[Begin Data]

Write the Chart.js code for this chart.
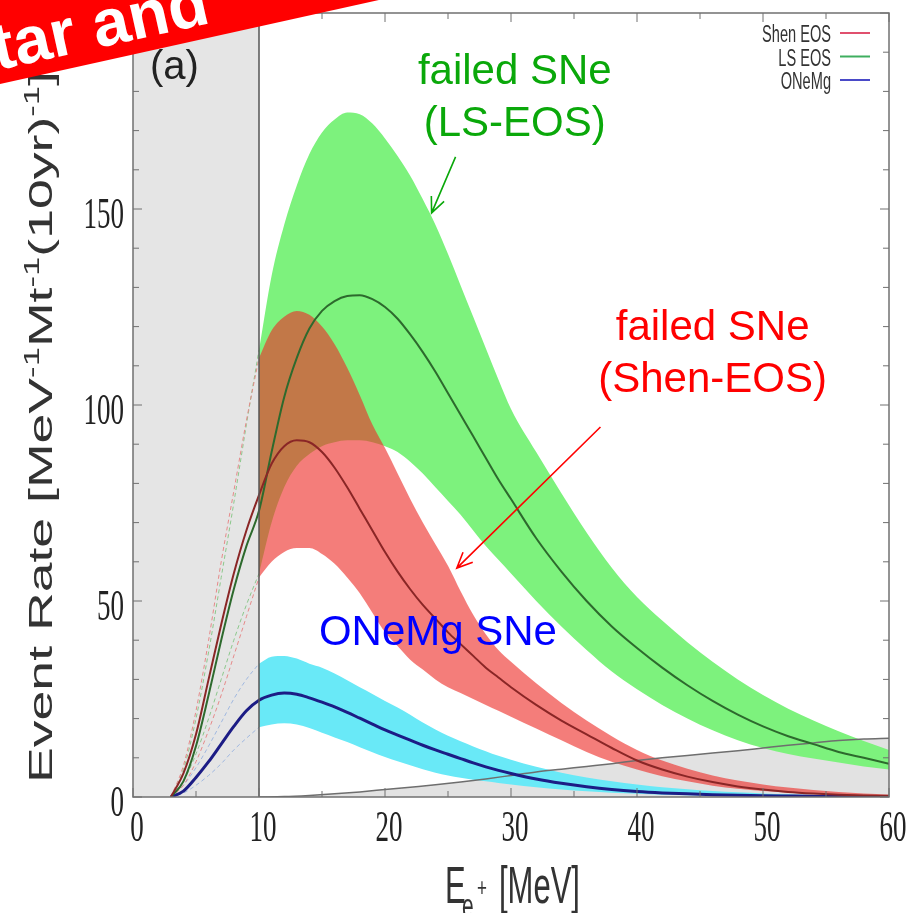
<!DOCTYPE html>
<html>
<head>
<meta charset="utf-8">
<script src="https://cdn.jsdelivr.net/npm/chart.js@4.4.1/dist/chart.umd.min.js"></script>
<style>
    html, body { margin: 0; padding: 0; background: #fff; }
</style>
</head>
<body>
<canvas id="graficoEventos" width="920" height="913"></canvas>
<script>
// Energía del positrón [MeV] para las bandas (a partir del umbral)
const energia = [10, 11, 12, 13, 14, 15, 16, 17, 18, 19, 20, 21, 22, 23, 24, 25, 26, 27, 28, 29,
                 30, 32, 34, 36, 38, 40, 42, 44, 46, 48, 50, 52, 54, 56, 58, 60];
// Tramo por debajo del umbral (solo líneas)
const energiaBaja = [3, 4, 5, 6, 7, 8, 9];
const umbral = 10;

// failed SNe, LS EOS
const lsSup    = [114, 133, 146, 156, 164, 169.5, 172.8, 174.6, 174.2, 171.8, 168, 163.5, 158.5, 152.5, 146, 138.5, 130.5, 122.5, 114.5, 106.5,
                  99, 88, 77.5, 67.5, 58.5, 51, 45, 39.5, 34.5, 30, 26, 22.5, 19.5, 16.8, 14.3, 12];
const lsCentro = [73, 88, 102, 112, 119.5, 124, 126.5, 127.8, 128, 127, 125, 122, 118, 113.5, 108.5, 103, 97.5, 92, 86.5, 81,
                  76, 66, 57.5, 50, 43.5, 38, 33, 28.5, 24.5, 21, 18, 15.5, 13.5, 11.5, 10, 8.5];
const lsInf    = [57, 70, 79, 84.5, 87.5, 89.5, 90.5, 91, 91, 90.5, 89.5, 88, 85.5, 82.5, 79, 75.5, 72, 68, 64, 60.5,
                  57, 50, 43.5, 37.5, 32, 27.5, 23.5, 20, 17, 14.5, 12.5, 11, 9.8, 8.8, 7.8, 7];

// failed SNe, Shen EOS
const shenSup    = [112, 119, 122.5, 124, 123, 120, 115.5, 109.5, 102.5, 95, 89, 82.5, 76, 70, 64.5, 59, 52.5, 46.5, 41.5, 37.5,
                    34.5, 29, 24, 19.5, 15.5, 12, 9.3, 7.2, 5.5, 4.2, 3.2, 2.4, 1.8, 1.3, 0.9, 0.6];
const shenCentro = [77, 85, 89.5, 91, 90.5, 88, 84, 79, 73.5, 68, 62.5, 57.5, 53, 49, 45.5, 42, 39, 36, 33, 30.5,
                    28, 23.5, 19.5, 16, 12.5, 9.3, 7, 5.2, 3.8, 2.7, 1.9, 1.3, 0.9, 0.6, 0.4, 0.3];
const shenInf    = [56, 60, 62.5, 63.5, 63.5, 62, 59.5, 56, 52, 47, 42, 38.5, 35, 32.5, 30, 28, 26.5, 25, 23.5, 22,
                    20.5, 17.5, 14.5, 11.5, 9, 7, 5.3, 4, 2.9, 2.1, 1.5, 1.1, 0.8, 0.55, 0.4, 0.25];

// ONeMg SNe
const oneSup    = [34, 35.8, 36, 35.3, 34, 33, 31.5, 29.8, 28, 26.3, 24.5, 22.8, 21, 19, 17.2, 15.6, 14.2, 12.9, 11.7, 10.5,
                   9.5, 7.7, 6.2, 5, 4, 3.2, 2.5, 2, 1.5, 1.2, 0.9, 0.7, 0.5, 0.4, 0.3, 0.2];
const oneCentro = [24.7, 26, 26.5, 26.2, 25.3, 24.2, 23, 21.6, 20.1, 18.6, 17.1, 15.8, 14.5, 13.2, 12, 10.9, 9.8, 8.7, 7.7, 6.8,
                   6, 4.6, 3.5, 2.6, 1.9, 1.4, 1.05, 0.8, 0.6, 0.45, 0.33, 0.25, 0.18, 0.13, 0.1, 0.07];
const oneInf    = [17.8, 18.5, 18.8, 18.5, 17.6, 16.4, 15.2, 14, 12.7, 11.4, 10.2, 9.1, 8.1, 7.1, 6.2, 5.5, 4.9, 4.4, 4, 3.6,
                   3.2, 2.5, 1.9, 1.45, 1.1, 0.8, 0.6, 0.45, 0.35, 0.25, 0.2, 0.15, 0.1, 0.08, 0.06, 0.04];

// Valores por debajo del umbral (3-9 MeV)
const shenCentroBajo = [0, 6, 16, 30, 44, 57, 68];
const lsCentroBajo   = [0, 4, 13, 26, 40, 53, 64];
const oneCentroBajo  = [0, 1.5, 5, 9, 13.5, 18, 22];
const shenSupBajo = [0, 8, 22, 40, 60, 78, 96];
const shenInfBajo = [0, 3, 9, 17, 26, 36, 46];
const lsSupBajo   = [0, 7, 20, 37, 56, 75, 95];
const lsInfBajo   = [0, 4, 11, 20, 30, 40, 49];
const oneSupBajo  = [0, 3, 7.5, 13, 19, 25, 30];
const oneInfBajo  = [0, 1, 3, 5.5, 8.5, 12, 15];

// Fondo (zona gris inferior)
const energiaFondo = [10, 12, 14, 16, 18, 20, 22, 24, 26, 28, 30, 32, 34, 36, 38, 40, 42, 44, 46, 48, 50, 52, 54, 56, 58, 60];
const fondo = [0, 0.1, 0.4, 0.8, 1.3, 1.9, 2.5, 3.1, 3.8, 4.6, 5.5, 6.4, 7.1, 7.8, 8.5, 9.3, 10, 10.6, 11.2, 11.8,
               12.5, 13.2, 13.8, 14.4, 14.8, 15];

// Ejes
const ticksX = [0, 10, 20, 30, 40, 50, 60];
const ticksY = [0, 50, 100, 150, 200];

// Anotaciones (en unidades de los ejes)
const notas = [
    { lineas: ['failed SNe', '(LS-EOS)'], x: 30.3, y: 182, color: '#0aa80a' },
    { lineas: ['failed SNe', '(Shen-EOS)'], x: 46, y: 116.6, color: '#ff0000' },
    { lineas: ['ONeMg SNe'], x: 24.2, y: 38.8, color: '#0000ff' }
];
const flechas = [
    { desde: [25.6, 163.3], hasta: [23.7, 149], color: '#0aa80a' },
    { desde: [37.1, 94.4], hasta: [25.7, 58.4], color: '#ff0000' }
];

function serie(xs, ys) {
    return xs.map((x, i) => ({ x: x, y: ys[i] }));
}

const todo = energiaBaja.concat(energia);
const bajoConUmbral = energiaBaja.concat([umbral]);

const base = { pointRadius: 0, borderWidth: 0, cubicInterpolationMode: 'monotone', fill: false };

function borde(valores, ultimo, color) {
    return Object.assign({}, base, {
        label: '', data: serie(bajoConUmbral, valores.concat([ultimo])),
        borderColor: color, borderWidth: 1, borderDash: [4, 3], order: 3
    });
}

const datasets = [
    Object.assign({}, base, { label: 'Shen EOS', data: serie(todo, shenCentroBajo.concat(shenCentro)),
        borderColor: '#8a2626', borderWidth: 2, order: 1, colorLeyenda: '#e0506e' }),
    Object.assign({}, base, { label: 'LS EOS', data: serie(todo, lsCentroBajo.concat(lsCentro)),
        borderColor: '#2d6a2d', borderWidth: 2, order: 1, colorLeyenda: '#3fae5f' }),
    Object.assign({}, base, { label: 'ONeMg', data: serie(todo, oneCentroBajo.concat(oneCentro)),
        borderColor: '#1c1c85', borderWidth: 3, order: 1, colorLeyenda: '#4a4ac8' }),
    Object.assign({}, base, { label: '', data: serie(energiaFondo, fondo),
        borderColor: '#6e6e6e', borderWidth: 1.5, order: 2 }),
    borde(shenSupBajo, shenSup[0], '#e58a8a'),
    borde(shenInfBajo, shenInf[0], '#e58a8a'),
    borde(lsSupBajo, lsSup[0], '#8cc88c'),
    borde(lsInfBajo, lsInf[0], '#8cc88c'),
    borde(oneSupBajo, oneSup[0], '#a0b8e0'),
    borde(oneInfBajo, oneInf[0], '#a0b8e0'),
    // bandas: el superior rellena hasta el siguiente
    Object.assign({}, base, { label: '', data: serie(energia, oneSup), fill: '+1',
        backgroundColor: 'rgb(105,233,247)', order: 4 }),
    Object.assign({}, base, { label: '', data: serie(energia, oneInf), order: 4 }),
    Object.assign({}, base, { label: '', data: serie(energia, shenSup), fill: '+1',
        backgroundColor: 'rgba(238,45,40,0.62)', order: 5 }),
    Object.assign({}, base, { label: '', data: serie(energia, shenInf), order: 5 }),
    Object.assign({}, base, { label: '', data: serie(energia, lsSup), fill: '+1',
        backgroundColor: 'rgb(125,242,125)', order: 6 }),
    Object.assign({}, base, { label: '', data: serie(energia, lsInf), order: 6 }),
    Object.assign({}, base, { label: '', data: serie(energiaFondo, fondo), fill: 'origin',
        backgroundColor: 'rgb(226,226,226)', order: 7 })
];

// Texto estirado en vertical
function textoAlto(ctx, texto, x, y, k) {
    ctx.save();
    ctx.translate(x, y);
    ctx.scale(1, k);
    ctx.fillText(texto, 0, 0);
    ctx.restore();
}

function flecha(ctx, x1, y1, x2, y2, color) {
    const ang = Math.atan2(y2 - y1, x2 - x1);
    const largo = 17, abre = 0.42;
    ctx.save();
    ctx.strokeStyle = color;
    ctx.lineWidth = 1.6;
    ctx.beginPath();
    ctx.moveTo(x1, y1);
    ctx.lineTo(x2, y2);
    ctx.moveTo(x2 - largo * Math.cos(ang - abre), y2 - largo * Math.sin(ang - abre));
    ctx.lineTo(x2, y2);
    ctx.lineTo(x2 - largo * Math.cos(ang + abre), y2 - largo * Math.sin(ang + abre));
    ctx.stroke();
    ctx.restore();
}

const decoracion = {
    id: 'decoracion',
    beforeDatasetsDraw(chart) {
        const { ctx, chartArea: a, scales: { x } } = chart;
        // zona por debajo del umbral
        ctx.save();
        ctx.fillStyle = 'rgb(229,229,229)';
        ctx.fillRect(a.left, a.top, x.getPixelForValue(umbral) - a.left, a.bottom - a.top);
        ctx.restore();
    },
    afterDatasetsDraw(chart) {
        const { ctx, chartArea: a, scales: { x, y } } = chart;
        ctx.save();

        // línea del umbral
        const xu = x.getPixelForValue(umbral);
        ctx.strokeStyle = '#555';
        ctx.lineWidth = 1.5;
        ctx.beginPath();
        ctx.moveTo(xu, a.top);
        ctx.lineTo(xu, a.bottom);
        ctx.stroke();

        // marco y marcas hacia dentro
        ctx.strokeStyle = '#707070';
        ctx.lineWidth = 1.5;
        ctx.strokeRect(a.left, a.top, a.right - a.left, a.bottom - a.top);
        ctx.lineWidth = 1;
        ctx.beginPath();
        for (let v = 0; v <= 60; v += 5) {
            const px = x.getPixelForValue(v);
            const l = v % 10 === 0 ? 9 : 6;
            ctx.moveTo(px, a.bottom); ctx.lineTo(px, a.bottom - l);
            ctx.moveTo(px, a.top); ctx.lineTo(px, a.top + l);
        }
        for (let v = 0; v <= 200; v += 10) {
            const py = y.getPixelForValue(v);
            const l = v % 50 === 0 ? 9 : 6;
            ctx.moveTo(a.left, py); ctx.lineTo(a.left + l, py);
            ctx.moveTo(a.right, py); ctx.lineTo(a.right - l, py);
        }
        ctx.stroke();

        // números de los ejes
        ctx.fillStyle = '#222';
        ctx.font = '27px "Liberation Serif"';
        ctx.textBaseline = 'alphabetic';
        ctx.textAlign = 'center';
        ticksX.forEach(v => textoAlto(ctx, String(v), x.getPixelForValue(v) + 4, a.bottom + 44, 1.65));
        ctx.textAlign = 'right';
        ticksY.forEach(v => textoAlto(ctx, String(v), a.left - 9, y.getPixelForValue(v) + 19, 1.65));

        // título eje X
        ctx.fillStyle = '#333';
        ctx.textAlign = 'left';
        ctx.font = '31px "Liberation Sans"';
        textoAlto(ctx, 'E', 445, 903, 1.65);
        ctx.font = '21px "Liberation Sans"';
        textoAlto(ctx, 'e', 462, 918, 1.65);
        ctx.font = '17px "Liberation Sans"';
        textoAlto(ctx, '+', 477, 896, 1.5);
        ctx.font = '31px "Liberation Sans"';
        textoAlto(ctx, '[MeV]', 499, 903, 1.65);

        // título eje Y (rotado, con superíndices)
        const partes = [['Event Rate [MeV', false], ['-1', true], ['Mt', false], ['-1', true],
                        ['(10yr)', false], ['-1', true], [']', false]];
        const fNormal = '34px "Liberation Sans"', fSup = '22px "Liberation Sans"';
        let total = 0;
        partes.forEach(p => { ctx.font = p[1] ? fSup : fNormal; total += ctx.measureText(p[0]).width; });
        ctx.save();
        ctx.translate(52, 783);
        ctx.rotate(-Math.PI / 2);
        ctx.scale(712 / total, 1);
        let pos = 0;
        partes.forEach(p => {
            ctx.font = p[1] ? fSup : fNormal;
            ctx.fillText(p[0], pos, p[1] ? -13 : 0);
            pos += ctx.measureText(p[0]).width;
        });
        ctx.restore();

        // leyenda
        const series = chart.data.datasets.filter(d => d.colorLeyenda);
        ctx.font = '14.6px "Liberation Sans"';
        ctx.textAlign = 'right';
        series.forEach((d, i) => {
            const base = a.top + 29 + i * 23.5;
            ctx.fillStyle = '#333';
            textoAlto(ctx, d.label, a.right - 58, base, 1.6);
            ctx.strokeStyle = d.colorLeyenda;
            ctx.lineWidth = 2;
            ctx.beginPath();
            ctx.moveTo(a.right - 49, base - 9);
            ctx.lineTo(a.right - 19, base - 9);
            ctx.stroke();
        });

        // anotaciones
        ctx.font = '42px "Liberation Sans"';
        ctx.textAlign = 'center';
        notas.forEach(n => {
            ctx.fillStyle = n.color;
            n.lineas.forEach((t, i) => {
                ctx.fillText(t, x.getPixelForValue(n.x), y.getPixelForValue(n.y) + i * 52);
            });
        });
        flechas.forEach(f => flecha(ctx,
            x.getPixelForValue(f.desde[0]), y.getPixelForValue(f.desde[1]),
            x.getPixelForValue(f.hasta[0]), y.getPixelForValue(f.hasta[1]), f.color));

        // etiqueta del panel
        ctx.fillStyle = '#222';
        ctx.textAlign = 'left';
        ctx.font = '40px "Liberation Sans"';
        ctx.fillText('(a)', 150, 79);

        // cinta roja de la esquina
        ctx.save();
        ctx.translate(0, 84);
        ctx.rotate(-12.5 * Math.PI / 180);
        ctx.fillStyle = '#ff0000';
        ctx.fillRect(-80, -140, 560, 140);
        ctx.fillStyle = '#fff';
        ctx.font = 'bold 66px "Liberation Sans"';
        ctx.fillText('tar and', 0, -14);
        ctx.restore();

        ctx.restore();
    }
};

new Chart(document.getElementById('graficoEventos').getContext('2d'), {
    type: 'line',
    data: { datasets: datasets },
    options: {
        responsive: false,
        animation: false,
        devicePixelRatio: 1,
        layout: { padding: { top: 13, right: 31, left: 0, bottom: 0 } },
        scales: {
            x: {
                type: 'linear', min: 0, max: 60,
                ticks: { stepSize: 10, display: false },
                grid: { display: false }, border: { display: false },
                afterFit: s => { s.height = 116; }
            },
            y: {
                type: 'linear', min: 0, max: 200,
                ticks: { stepSize: 50, display: false },
                grid: { display: false }, border: { display: false },
                afterFit: s => { s.width = 133; }
            }
        },
        plugins: {
            legend: { display: false },
            tooltip: { enabled: false }
        }
    },
    plugins: [decoracion]
});
</script>
</body>
</html>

[End Data]

• **What you need to do**:
Reproduce the data above word for word from its first line through the line that holds "const umbral = 10;", both ends included; skip pictures.

• **The solution**:
Write the Chart.js code for this chart.
<!DOCTYPE html>
<html>
<head>
<meta charset="utf-8">
<script src="https://cdn.jsdelivr.net/npm/chart.js@4.4.1/dist/chart.umd.min.js"></script>
<style>
    html, body { margin: 0; padding: 0; background: #fff; }
</style>
</head>
<body>
<canvas id="graficoEventos" width="920" height="913"></canvas>
<script>
// Energía del positrón [MeV] para las bandas (a partir del umbral)
const energia = [10, 11, 12, 13, 14, 15, 16, 17, 18, 19, 20, 21, 22, 23, 24, 25, 26, 27, 28, 29,
                 30, 32, 34, 36, 38, 40, 42, 44, 46, 48, 50, 52, 54, 56, 58, 60];
// Tramo por debajo del umbral (solo líneas)
const energiaBaja = [3, 4, 5, 6, 7, 8, 9];
const umbral = 10;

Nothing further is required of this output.